Cette année-là, Savard a pu repêcher Alfie Turcotte, Claude Lemieux, Sergio Momesso et John Kordic.
Pour ma part, je conserve le souvenir d'un homme coloré, toujours prêt à rendre service. Un homme à l'aise financièrement, amoureux de la vie et du bon vin, dont la cave était quelque chose à voir, paraît-il. Un homme charmant qui ne méritait pas de passer les sept dernières années de sa vie dans une résidence pour personnes en perte d'autonomie après avoir subi un AVC peu de temps après sa retraite.
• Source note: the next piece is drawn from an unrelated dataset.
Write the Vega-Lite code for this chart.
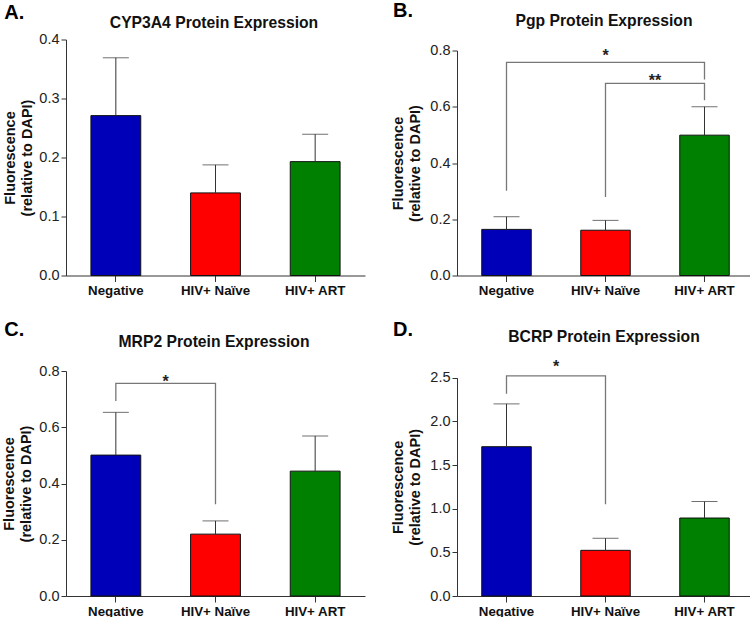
{
  "$schema": "https://vega.github.io/schema/vega-lite/v6.json",
  "background": "white",
  "padding": {"left": 1, "top": 0.5, "right": 0, "bottom": 0},
  "config": {
    "view": {"stroke": null},
    "font": "Liberation Sans",
    "axis": {"grid": false, "domainColor": "#333333", "tickColor": "#333333", "domainWidth": 1, "tickWidth": 1, "labelFont": "Liberation Sans", "titleFont": "Liberation Sans"},
    "axisY": {"labelFontSize": 14.5, "labelColor": "#222222", "tickSize": 5, "labelPadding": 2, "titleFontSize": 14.5, "titleFontWeight": "bold", "titleColor": "#111111", "titleLineHeight": 17, "titlePadding": 4},
    "axisX": {"labelFontSize": 13.3, "labelFontWeight": "bold", "labelAngle": 0, "labelColor": "#111111", "tickSize": 6, "labelPadding": 2, "titleFontSize": 15.7, "titleFontWeight": "bold", "titleColor": "#111111", "titleBaseline": "alphabetic", "titleAlign": "center"}
  },
  "datasets": {
    "bars": [
      {"panel": "A", "group": "Negative", "mean": 0.271, "upper": 0.369},
      {"panel": "A", "group": "HIV+ Naïve", "mean": 0.140, "upper": 0.1875},
      {"panel": "A", "group": "HIV+ ART", "mean": 0.193, "upper": 0.2395},
      {"panel": "B", "group": "Negative", "mean": 0.164, "upper": 0.209},
      {"panel": "B", "group": "HIV+ Naïve", "mean": 0.161, "upper": 0.196},
      {"panel": "B", "group": "HIV+ ART", "mean": 0.499, "upper": 0.600},
      {"panel": "C", "group": "Negative", "mean": 0.501, "upper": 0.653},
      {"panel": "C", "group": "HIV+ Naïve", "mean": 0.220, "upper": 0.267},
      {"panel": "C", "group": "HIV+ ART", "mean": 0.444, "upper": 0.569},
      {"panel": "D", "group": "Negative", "mean": 1.71, "upper": 2.20},
      {"panel": "D", "group": "HIV+ Naïve", "mean": 0.523, "upper": 0.661},
      {"panel": "D", "group": "HIV+ ART", "mean": 0.893, "upper": 1.082}
    ],
    "brackets": [
      {"panel": "B", "id": "b1", "ord": 1, "g": "Negative", "v": 0.301},
      {"panel": "B", "id": "b1", "ord": 2, "g": "Negative", "v": 0.758},
      {"panel": "B", "id": "b1", "ord": 3, "g": "HIV+ ART", "v": 0.758},
      {"panel": "B", "id": "b1", "ord": 4, "g": "HIV+ ART", "v": 0.697},
      {"panel": "B", "id": "b2", "ord": 1, "g": "HIV+ Naïve", "v": 0.2795},
      {"panel": "B", "id": "b2", "ord": 2, "g": "HIV+ Naïve", "v": 0.683},
      {"panel": "B", "id": "b2", "ord": 3, "g": "HIV+ ART", "v": 0.683},
      {"panel": "B", "id": "b2", "ord": 4, "g": "HIV+ ART", "v": 0.623},
      {"panel": "C", "id": "c1", "ord": 1, "g": "Negative", "v": 0.693},
      {"panel": "C", "id": "c1", "ord": 2, "g": "Negative", "v": 0.756},
      {"panel": "C", "id": "c1", "ord": 3, "g": "HIV+ Naïve", "v": 0.756},
      {"panel": "C", "id": "c1", "ord": 4, "g": "HIV+ Naïve", "v": 0.326},
      {"panel": "D", "id": "d1", "ord": 1, "g": "Negative", "v": 2.317},
      {"panel": "D", "id": "d1", "ord": 2, "g": "Negative", "v": 2.52},
      {"panel": "D", "id": "d1", "ord": 3, "g": "HIV+ Naïve", "v": 2.52},
      {"panel": "D", "id": "d1", "ord": 4, "g": "HIV+ Naïve", "v": 1.05}
    ],
    "stars": [
      {"panel": "B", "at": "HIV+ Naïve", "pos": "center", "label": "*", "v": 0.762},
      {"panel": "B", "at": "HIV+ Naïve", "pos": "between", "label": "**", "v": 0.673},
      {"panel": "C", "at": "Negative", "pos": "between", "label": "*", "v": 0.743},
      {"panel": "D", "at": "Negative", "pos": "between", "label": "*", "v": 2.565}
    ]
  },
  "spacing": 21.5,
  "vconcat": [
    {
      "spacing": 25,
      "hconcat": [
        {
          "width": 299, "height": 236,
          "resolve": {"axis": {"x": "independent"}},
          "layer": [
            {
              "data": {"name": "bars"},
              "transform": [{"filter": "datum.panel == 'A'"}],
              "mark": {"type": "bar", "stroke": "#111111", "strokeWidth": 1},
              "encoding": {
                "x": {"field": "group", "type": "nominal", "scale": {"domain": ["Negative", "HIV+ Naïve", "HIV+ ART"], "paddingInner": 0.5, "paddingOuter": 0.25}, "axis": {"title": "CYP3A4 Protein Expression", "titleX": 147.5, "titleY": -248.5}},
                "y": {"field": "mean", "type": "quantitative", "scale": {"domain": [0, 0.4], "nice": false}, "axis": {"values": [0, 0.1, 0.2, 0.3, 0.4], "format": ".1f", "title": ["Fluorescence", "(relative to DAPI)"], "titlePadding": 4}},
                "color": {"field": "group", "type": "nominal", "scale": {"domain": ["Negative", "HIV+ Naïve", "HIV+ ART"], "range": ["#0000B8", "#FF0000", "#008000"]}, "legend": null}
              }
            },
            {
              "data": {"name": "bars"},
              "transform": [{"filter": "datum.panel == 'A'"}],
              "mark": {"type": "rule", "color": "#333333", "strokeWidth": 1},
              "encoding": {"x": {"field": "group", "type": "nominal", "axis": {"orient": "top", "domain": false, "ticks": false, "labels": false, "title": "A.", "titleFontSize": 20, "titleColor": "#000000", "titleAlign": "left", "titleX": -62.3, "titleY": -21.5}}, "y": {"field": "mean", "type": "quantitative"}, "y2": {"field": "upper"}}
            },
            {
              "data": {"name": "bars"},
              "transform": [{"filter": "datum.panel == 'A'"}],
              "mark": {"type": "tick", "color": "#333333", "thickness": 1, "size": 26},
              "encoding": {"x": {"field": "group", "type": "nominal", "axis": null}, "y": {"field": "upper", "type": "quantitative"}}
            }
          ]
        },
        {
          "width": 297, "height": 236,
          "resolve": {"axis": {"x": "independent"}},
          "layer": [
            {
              "data": {"name": "bars"},
              "transform": [{"filter": "datum.panel == 'B'"}],
              "mark": {"type": "bar", "stroke": "#111111", "strokeWidth": 1},
              "encoding": {
                "x": {"field": "group", "type": "nominal", "scale": {"domain": ["Negative", "HIV+ Naïve", "HIV+ ART"], "paddingInner": 0.5, "paddingOuter": 0.25}, "axis": {"title": "Pgp Protein Expression", "titleX": 146.5, "titleY": -250}},
                "y": {"field": "mean", "type": "quantitative", "scale": {"domain": [0, 0.8], "nice": false, "range": [236, 11]}, "axis": {"values": [0, 0.2, 0.4, 0.6, 0.8], "format": ".1f", "title": ["Fluorescence", "(relative to DAPI)"], "titlePadding": 7}},
                "color": {"field": "group", "type": "nominal", "scale": {"domain": ["Negative", "HIV+ Naïve", "HIV+ ART"], "range": ["#0000B8", "#FF0000", "#008000"]}, "legend": null}
              }
            },
            {
              "data": {"name": "bars"},
              "transform": [{"filter": "datum.panel == 'B'"}],
              "mark": {"type": "rule", "color": "#333333", "strokeWidth": 1},
              "encoding": {"x": {"field": "group", "type": "nominal", "axis": {"orient": "top", "domain": false, "ticks": false, "labels": false, "title": "B.", "titleFontSize": 20, "titleColor": "#000000", "titleAlign": "left", "titleX": -64.5, "titleY": -22.8}}, "y": {"field": "mean", "type": "quantitative"}, "y2": {"field": "upper"}}
            },
            {
              "data": {"name": "bars"},
              "transform": [{"filter": "datum.panel == 'B'"}],
              "mark": {"type": "tick", "color": "#333333", "thickness": 1, "size": 26},
              "encoding": {"x": {"field": "group", "type": "nominal", "axis": null}, "y": {"field": "upper", "type": "quantitative"}}
            },
            {
              "data": {"name": "brackets"},
              "transform": [{"filter": "datum.panel == 'B'"}],
              "mark": {"type": "line", "color": "#777777", "strokeWidth": 1.3},
              "encoding": {"x": {"field": "g", "type": "nominal", "axis": null}, "y": {"field": "v", "type": "quantitative"}, "detail": {"field": "id"}, "order": {"field": "ord", "type": "quantitative"}}
            },
            {
              "data": {"name": "stars"},
              "transform": [{"filter": "datum.panel == 'B' && datum.pos == 'center'"}],
              "mark": {"type": "text", "fontSize": 16, "fontWeight": "bold", "baseline": "alphabetic", "align": "center", "color": "#222222"},
              "encoding": {"x": {"field": "at", "type": "nominal", "axis": null}, "y": {"field": "v", "type": "quantitative"}, "text": {"field": "label"}}
            },
            {
              "data": {"name": "stars"},
              "transform": [{"filter": "datum.panel == 'B' && datum.pos == 'between'"}],
              "mark": {"type": "text", "fontSize": 16, "fontWeight": "bold", "baseline": "alphabetic", "align": "center", "color": "#222222"},
              "encoding": {"x": {"field": "at", "type": "nominal", "bandPosition": 1.5, "axis": null}, "y": {"field": "v", "type": "quantitative"}, "text": {"field": "label"}}
            }
          ]
        }
      ]
    },
    {
      "spacing": 25,
      "hconcat": [
        {
          "width": 299, "height": 225,
          "resolve": {"axis": {"x": "independent"}},
          "layer": [
            {
              "data": {"name": "bars"},
              "transform": [{"filter": "datum.panel == 'C'"}],
              "mark": {"type": "bar", "stroke": "#111111", "strokeWidth": 1},
              "encoding": {
                "x": {"field": "group", "type": "nominal", "scale": {"domain": ["Negative", "HIV+ Naïve", "HIV+ ART"], "paddingInner": 0.5, "paddingOuter": 0.25}, "axis": {"title": "MRP2 Protein Expression", "titleX": 147.5, "titleY": -250}},
                "y": {"field": "mean", "type": "quantitative", "scale": {"domain": [0, 0.8], "nice": false}, "axis": {"values": [0, 0.2, 0.4, 0.6, 0.8], "format": ".1f", "title": ["Fluorescence", "(relative to DAPI)"], "titlePadding": 5}},
                "color": {"field": "group", "type": "nominal", "scale": {"domain": ["Negative", "HIV+ Naïve", "HIV+ ART"], "range": ["#0000B8", "#FF0000", "#008000"]}, "legend": null}
              }
            },
            {
              "data": {"name": "bars"},
              "transform": [{"filter": "datum.panel == 'C'"}],
              "mark": {"type": "rule", "color": "#333333", "strokeWidth": 1},
              "encoding": {"x": {"field": "group", "type": "nominal", "axis": {"orient": "top", "domain": false, "ticks": false, "labels": false, "title": "C.", "titleFontSize": 20, "titleColor": "#000000", "titleAlign": "left", "titleX": -62.3, "titleY": -35.5}}, "y": {"field": "mean", "type": "quantitative"}, "y2": {"field": "upper"}}
            },
            {
              "data": {"name": "bars"},
              "transform": [{"filter": "datum.panel == 'C'"}],
              "mark": {"type": "tick", "color": "#333333", "thickness": 1, "size": 26},
              "encoding": {"x": {"field": "group", "type": "nominal", "axis": null}, "y": {"field": "upper", "type": "quantitative"}}
            },
            {
              "data": {"name": "brackets"},
              "transform": [{"filter": "datum.panel == 'C'"}],
              "mark": {"type": "line", "color": "#777777", "strokeWidth": 1.3},
              "encoding": {"x": {"field": "g", "type": "nominal", "axis": null}, "y": {"field": "v", "type": "quantitative"}, "detail": {"field": "id"}, "order": {"field": "ord", "type": "quantitative"}}
            },
            {
              "data": {"name": "stars"},
              "transform": [{"filter": "datum.panel == 'C'"}],
              "mark": {"type": "text", "fontSize": 16, "fontWeight": "bold", "baseline": "alphabetic", "align": "center", "color": "#222222"},
              "encoding": {"x": {"field": "at", "type": "nominal", "bandPosition": 1.5, "axis": null}, "y": {"field": "v", "type": "quantitative"}, "text": {"field": "label"}}
            }
          ]
        },
        {
          "width": 297, "height": 225,
          "resolve": {"axis": {"x": "independent"}},
          "layer": [
            {
              "data": {"name": "bars"},
              "transform": [{"filter": "datum.panel == 'D'"}],
              "mark": {"type": "bar", "stroke": "#111111", "strokeWidth": 1},
              "encoding": {
                "x": {"field": "group", "type": "nominal", "scale": {"domain": ["Negative", "HIV+ Naïve", "HIV+ ART"], "paddingInner": 0.5, "paddingOuter": 0.25}, "axis": {"title": "BCRP Protein Expression", "titleX": 146.5, "titleY": -254.5}},
                "y": {"field": "mean", "type": "quantitative", "scale": {"domain": [0, 2.5], "nice": false, "range": [225, 6.7]}, "axis": {"values": [0, 0.5, 1, 1.5, 2, 2.5], "format": ".1f", "title": ["Fluorescence", "(relative to DAPI)"], "titlePadding": 7}},
                "color": {"field": "group", "type": "nominal", "scale": {"domain": ["Negative", "HIV+ Naïve", "HIV+ ART"], "range": ["#0000B8", "#FF0000", "#008000"]}, "legend": null}
              }
            },
            {
              "data": {"name": "bars"},
              "transform": [{"filter": "datum.panel == 'D'"}],
              "mark": {"type": "rule", "color": "#333333", "strokeWidth": 1},
              "encoding": {"x": {"field": "group", "type": "nominal", "axis": {"orient": "top", "domain": false, "ticks": false, "labels": false, "title": "D.", "titleFontSize": 20, "titleColor": "#000000", "titleAlign": "left", "titleX": -64.5, "titleY": -35.5}}, "y": {"field": "mean", "type": "quantitative"}, "y2": {"field": "upper"}}
            },
            {
              "data": {"name": "bars"},
              "transform": [{"filter": "datum.panel == 'D'"}],
              "mark": {"type": "tick", "color": "#333333", "thickness": 1, "size": 26},
              "encoding": {"x": {"field": "group", "type": "nominal", "axis": null}, "y": {"field": "upper", "type": "quantitative"}}
            },
            {
              "data": {"name": "brackets"},
              "transform": [{"filter": "datum.panel == 'D'"}],
              "mark": {"type": "line", "color": "#777777", "strokeWidth": 1.3},
              "encoding": {"x": {"field": "g", "type": "nominal", "axis": null}, "y": {"field": "v", "type": "quantitative"}, "detail": {"field": "id"}, "order": {"field": "ord", "type": "quantitative"}}
            },
            {
              "data": {"name": "stars"},
              "transform": [{"filter": "datum.panel == 'D'"}],
              "mark": {"type": "text", "fontSize": 16, "fontWeight": "bold", "baseline": "alphabetic", "align": "center", "color": "#222222"},
              "encoding": {"x": {"field": "at", "type": "nominal", "bandPosition": 1.5, "axis": null}, "y": {"field": "v", "type": "quantitative"}, "text": {"field": "label"}}
            }
          ]
        }
      ]
    }
  ]
}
Jusqu'à la toute fin, il a profité de l'amitié de Savard qui a veillé sur lui comme s'il s'agissait de son propre frère. Il a vu à ce que le Prof ne manque de rien et profite des meilleurs soins.
Il y a aussi cet ami inséparable qu'est devenu Fred Relihan, l'ex-responsable du video chez le Canadien à l'époque du Forum. Durant ses rares sorties, c'est cet homme discret et effacé, âgé de 85 ans, qui poussait son fauteuil roulant. Relihan a été ses yeux au cours des dernières années quand Ronald a perdu partiellement la vue, une conséquence de son diabète.
Qu'un simple responsable du video se soit attaché à lui de cette façon nous en dit beaucoup sur l'empreinte que Caron a laissée sur les gens qu'il a cotoyés. Un juste retour des choses pour un homme qui a beaucoup donné.